Yele is continuing to catch heat. According to unnamed sources who spoke with Gawker, the realities in Haiti are too big for Wyclef Jean's foundation to handle
People who have worked for Yele Haiti in the past are speaking up to express concern that Jean's celebrity is drawing urgently needed donations away from established NGOs and to Yele, which they say is ill-equipped to deliver urgently needed disaster relief.
"Yele is a joke among NGOs in Haiti," said a freelance videographer who worked one year for the organization in Port-au-Prince and declined to be named. "It would be like if you gave me and my friends several million dollars and said, 'OK, go help Haiti.'"
Separately, sources are coming forward with new accusations about how Jean personally profited from Yele's charitable operations: Two sources familiar with Yele's finances tell Gawker Jean took a $60,000 "finder's fee" in 2006 after Yele sold a photograph of a pregnant Angelina Jolie to People magazine for $600,000, which was supposed to go to the charity.
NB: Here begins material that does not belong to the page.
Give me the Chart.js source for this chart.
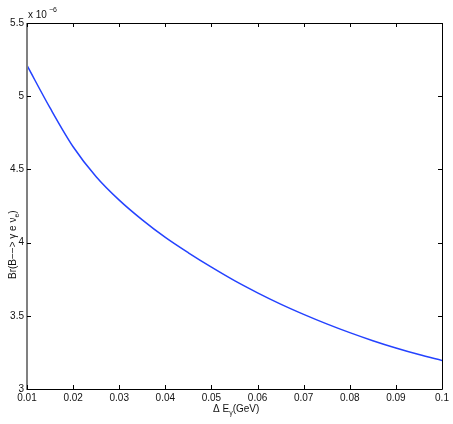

Is this a witch hunt? Some might say so. As one Gawker commenter noted
I understand the need for transparency, and the need to get resources out fast. But the fact of the matter is, these last few articles make it seem like Yele is stealing everyone's dollars while bigger NGO's are waiting on the ground for them. If Yele is projecting only $1 mil a day, the Red Cross alone is generating AT LEAST twice as much- Yele text donations are $5 and Red Cross's ARE $10. So please stop making this article seem like Yele is hoarding all of the relief money and halting other NGO's from doing their job.
And on Jack and Jill Politics, poster Zizi offered this
Wyclef Jean just learned a big lesson about the hypocrisies entrenched in the big club of the lucrative world of American and global humanitarian industry. I know, my spouse works for the United Nations, and tells me I would not believe that the organization and the donors just see this new tragedy like all the previous ones – a business opportunity from which money is to be made and circulated, the usual suspects fat-salaried, missions extended over long-periods. The problems on the ground are not intended to be solved in ways that empower the indigenous people. “Aid” is intended to create a dependency syndrome that ensures the prolonged footprint of the humanitarian industry in the disaster zone.